NBN Co said that as of early last month, it has “commenced a pilot to stop sending non-API generated power-related outage notices.”
It is also targeting to have 79 percent of power providers interfacing with it via API by September this year.
The company is also working to more accurately understand exactly which premises are affected by a power outage, although it does not say how.
For its own planned outages, NBN Co is also set to change how it cancels and reschedules work, a process that currently generates a lot of communication.
The aim is to “eliminate 1.2 million cancellation notices per annum which have a subsequent re-scheduled outage notice, thereby reducing the communications load and the confusion to customers.”
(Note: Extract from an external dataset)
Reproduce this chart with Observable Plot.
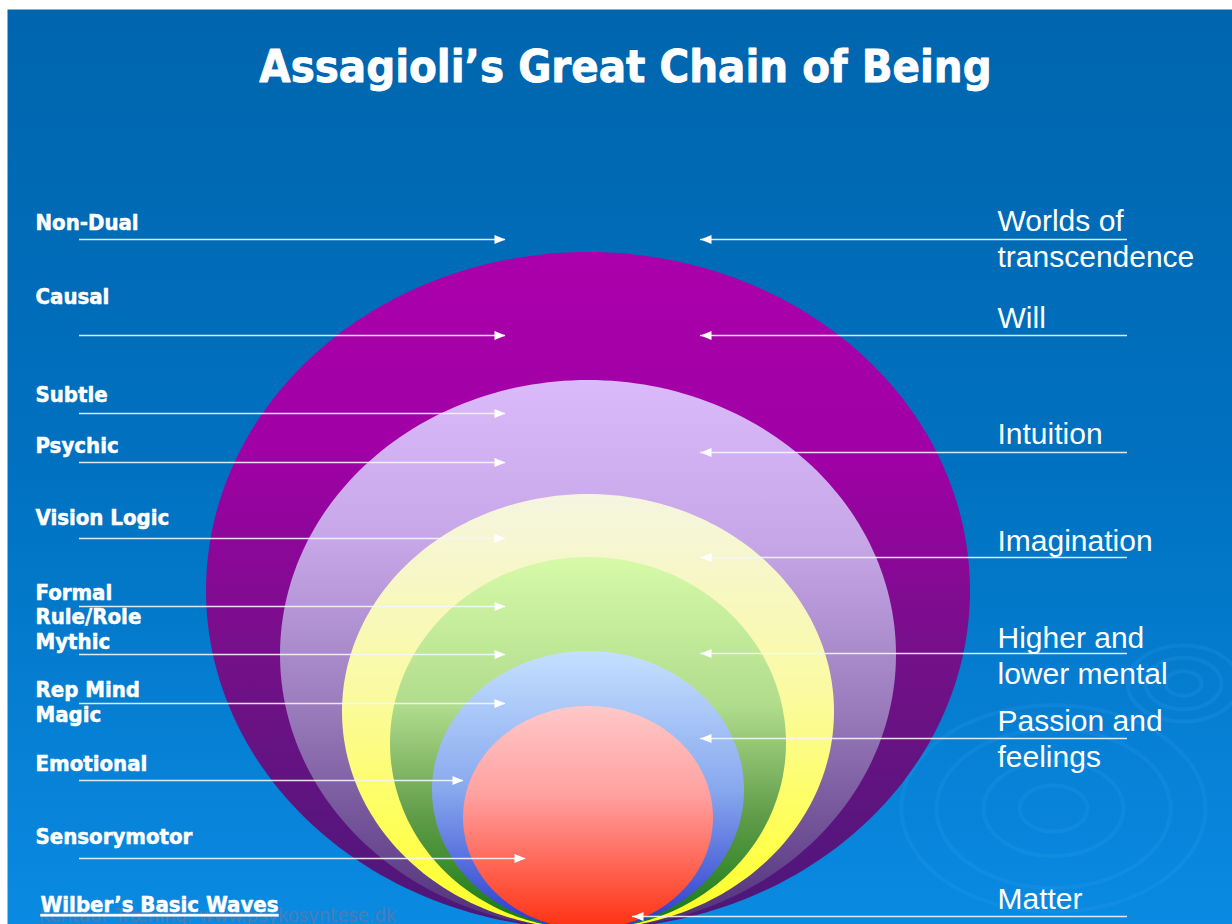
<!DOCTYPE html>
<html><head><meta charset="utf-8">
<script src="https://cdn.jsdelivr.net/npm/d3@7"></script>
<script src="https://cdn.jsdelivr.net/npm/@observablehq/plot@0.6"></script>
<style>html,body{margin:0;padding:0;background:#fff;overflow:hidden}</style>
</head><body><div id="chart"></div>
<script>
// ---- content ----
const title = "Assagioli’s Great Chain of Being";
const leftLabels = ["Non-Dual","Causal","Subtle","Psychic","Vision Logic","Formal","Rule/Role","Mythic","Rep Mind","Magic","Emotional","Sensorymotor"];
const leftLabelTop = [214,288,386,437,509,584,608,633,681,706,755,828];
const leftArrowLevel = [239,335,413,462,538,606,654,703,780,858];
const leftArrowReach = [505,505,505,505,505,505,505,505,463,525];
const leftArrowStart = 79;
const rightLabels = ["Worlds of\ntranscendence","Will","Intuition","Imagination","Higher and\nlower mental","Passion and\nfeelings","Matter"];
const rightLabelTop = [205,302,418,525,622,705,883];
const rightArrowLevel = [239,335,452,557,653,738,916];
const rightArrowReach = [700,700,700,700,700,700,632];
const rightArrowStart = 1127;
const footerLabel = "Wilber’s Basic Waves";
const watermark = "Kentaur Træning: www.psykosyntese.dk";
// nested rings (outer to inner), all touching at the base
const ringNames = ["Will","Intuition","Imagination","Mental","Passion","Matter"];
const ringHalfWidth = [382,308,246,198,156,125];
const ringTop = [252,380,494,557,651,706];
const ringBase = 929;
const ringAxis = 588;
// decorative ripples
const rippleCenterX = [1053,1053,1053,1053,1183,1183,1183];
const rippleCenterY = [808,808,808,808,683,683,683];
const rippleRadius  = [34,70,117,152,18,38,56];

// ---- styles ----
const ringStops = [
  [[0,"#ab00ab"],[0.3,"#a000a6"],[0.6,"#741088"],[1,"#4a1878"]],
  [[0,"#dabafa"],[0.3,"#c6a6e6"],[0.6,"#9a7cbc"],[1,"#4e2e78"]],
  [[0,"#f5f5e2"],[0.45,"#fafaa2"],[0.8,"#ffff50"],[1,"#ffff20"]],
  [[0,"#d6faa8"],[0.4,"#b0dc8c"],[0.7,"#609c48"],[1,"#127812"]],
  [[0,"#c4e0ff"],[0.5,"#88a8ee"],[1,"#2838cc"]],
  [[0,"#ffc8c8"],[0.4,"#ffa0a0"],[1,"#ff3010"]]
];
const bgStops = [[0,"#0065ae"],[0.5,"#0071c0"],[1,"#0a8ae2"]];
const boldFont = "'DejaVu Sans Condensed', 'DejaVu Sans', sans-serif";
const plainFont = "'Liberation Sans', Arial, sans-serif";

// ---- geometry tables built from the values ----
const ringPts = [];
ringNames.forEach((name, i) => {
  const rx = ringHalfWidth[i], ry = (ringBase - ringTop[i]) / 2, cy = ringTop[i] + ry;
  for (let k = 0; k <= 120; k++) {
    const t = Math.PI * k / 120;
    ringPts.push({ring: i, y: cy - ry * Math.cos(t), x1: ringAxis - rx * Math.sin(t), x2: ringAxis + rx * Math.sin(t)});
  }
});
const ripplePts = [];
rippleRadius.forEach((r, i) => {
  for (let k = 0; k <= 90; k++) {
    const t = 2 * Math.PI * k / 90;
    ripplePts.push({id: i, x: rippleCenterX[i] + r * Math.cos(t), y: rippleCenterY[i] + r * 0.68 * Math.sin(t)});
  }
});
const leftArrows = leftArrowLevel.map((y, i) => ({y, x1: leftArrowStart, x2: leftArrowReach[i]}));
const rightArrows = rightArrowLevel.map((y, i) => ({y, x1: rightArrowStart, x2: rightArrowReach[i]}));
const leftText = leftLabels.map((t, i) => ({t, y: leftLabelTop[i]}));
const rightText = rightLabels.map((t, i) => ({t, y: rightLabelTop[i]}));

const headRight = {draw(c){ c.moveTo(0,0); c.lineTo(-11,-4.6); c.lineTo(-11,4.6); c.closePath(); }};
const headLeft  = {draw(c){ c.moveTo(0,0); c.lineTo(11,-4.6); c.lineTo(11,4.6); c.closePath(); }};

const ringMarks = ringNames.map((n, i) => Plot.areaX(ringPts.filter(d => d.ring === i), {
  y: "y", x1: "x1", x2: "x2", fill: `url(#ring${i})`, curve: "linear"
}));

const svg = Plot.plot({
  width: 1232, height: 924, margin: 0,
  x: {domain: [0, 1232], range: [0, 1232], axis: null},
  y: {domain: [0, 924], range: [0, 924], axis: null},
  style: {background: "#ffffff"},
  marks: [
    Plot.frame({fill: "url(#bg)", stroke: "none", insetLeft: 7, insetTop: 9}),
    Plot.line(ripplePts, {x: "x", y: "y", z: "id", stroke: "#2fa0f2", strokeWidth: 4, strokeOpacity: 0.2, curve: "linear"}),
    ...ringMarks,
    Plot.ruleY(leftArrows, {y: "y", x1: "x1", x2: "x2", stroke: "#f4f6fa", strokeWidth: 1.6, strokeOpacity: 0.9}),
    Plot.ruleY(rightArrows, {y: "y", x1: "x1", x2: "x2", stroke: "#f4f6fa", strokeWidth: 1.6, strokeOpacity: 0.9}),
    Plot.dot(leftArrows, {x: "x2", y: "y", symbol: headRight, r: 5, fill: "#ffffff", stroke: "none"}),
    Plot.dot(rightArrows, {x: "x2", y: "y", symbol: headLeft, r: 5, fill: "#ffffff", stroke: "none"}),
    Plot.text([title], {frameAnchor: "top", dy: 50, dx: 9, text: d => d, lineAnchor: "top", fontSize: 45, fontWeight: "bold", fontFamily: boldFont, fill: "#ffffff", stroke: "#ffffff", strokeWidth: 0.8}),
    Plot.text(leftText, {x: 35, y: "y", text: "t", textAnchor: "start", lineAnchor: "top", fontSize: 22, fontWeight: "bold", fontFamily: boldFont, fill: "#ffffff", stroke: "#ffffff", strokeWidth: 0.5}),
    Plot.text(rightText, {x: 997, y: "y", text: "t", textAnchor: "start", lineAnchor: "top", lineHeight: 1.2, fontSize: 30, fontFamily: plainFont, fill: "#ffffff"}),
    Plot.text([watermark], {x: 38, y: 907, text: d => d, textAnchor: "start", lineAnchor: "top", fontSize: 20, fontFamily: boldFont, fill: "#4a7db5"}),
    Plot.text([footerLabel], {x: 40, y: 896, text: d => d, textAnchor: "start", lineAnchor: "top", fontSize: 22, fontWeight: "bold", fontFamily: boldFont, fill: "#ffffff", stroke: "#ffffff", strokeWidth: 0.5})
  ]
});

// gradients
const ns = "http://www.w3.org/2000/svg";
const defs = document.createElementNS(ns, "defs");
function grad(id, stops) {
  const g = document.createElementNS(ns, "linearGradient");
  g.setAttribute("id", id); g.setAttribute("x1", "0"); g.setAttribute("y1", "0"); g.setAttribute("x2", "0"); g.setAttribute("y2", "1");
  stops.forEach(([o, c]) => { const s = document.createElementNS(ns, "stop"); s.setAttribute("offset", o); s.setAttribute("stop-color", c); g.appendChild(s); });
  defs.appendChild(g);
}
grad("bg", bgStops);
ringStops.forEach((s, i) => grad(`ring${i}`, s));
svg.insertBefore(defs, svg.firstChild);
d3.select(svg).selectAll("text").filter(function(){ return this.textContent === footerLabel; }).attr("text-decoration", "underline");

document.getElementById("chart").appendChild(svg);
</script>
</body></html>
This will be implemented in “H2 FY26” – the first six months of next year.
Fewer, longer outages
The future of planned works on the NBN may be in fewer but longer outage windows.
This was a finding of the user survey, where 64 percent of respondents favoured “longer, less frequent outages” over “shorter, more frequent outages”.
It should be noted that this is based on the opinion of 42 respondents.
Hybrid-fibre coaxial (HFC) users will be the first to see this in action, with NBN Co trialling a longer window in which it hopes to coordinate multiple parties to complete work at one time, rather than have a separate outage for each.
This will occur under a HFC upgrade program known as the plant modernisation upstream or PMUS program.
“Historically, customers have experienced multiple outages because upgrades, fault fixes and power maintenance were completed in separate stages,” NBN Co said.
“That piecemeal approach led to repeated notifications and ongoing service interruptions.
“This trial marks a proactive change: by grouping more work, such as network upgrades, fault repairs, and performance enhancements, with a longer window, we can deliver better outcomes and reduce future disruptions.
“If the trial is successful, nbn plans to roll out the program on a larger scale from Q1 FY26 onwards.”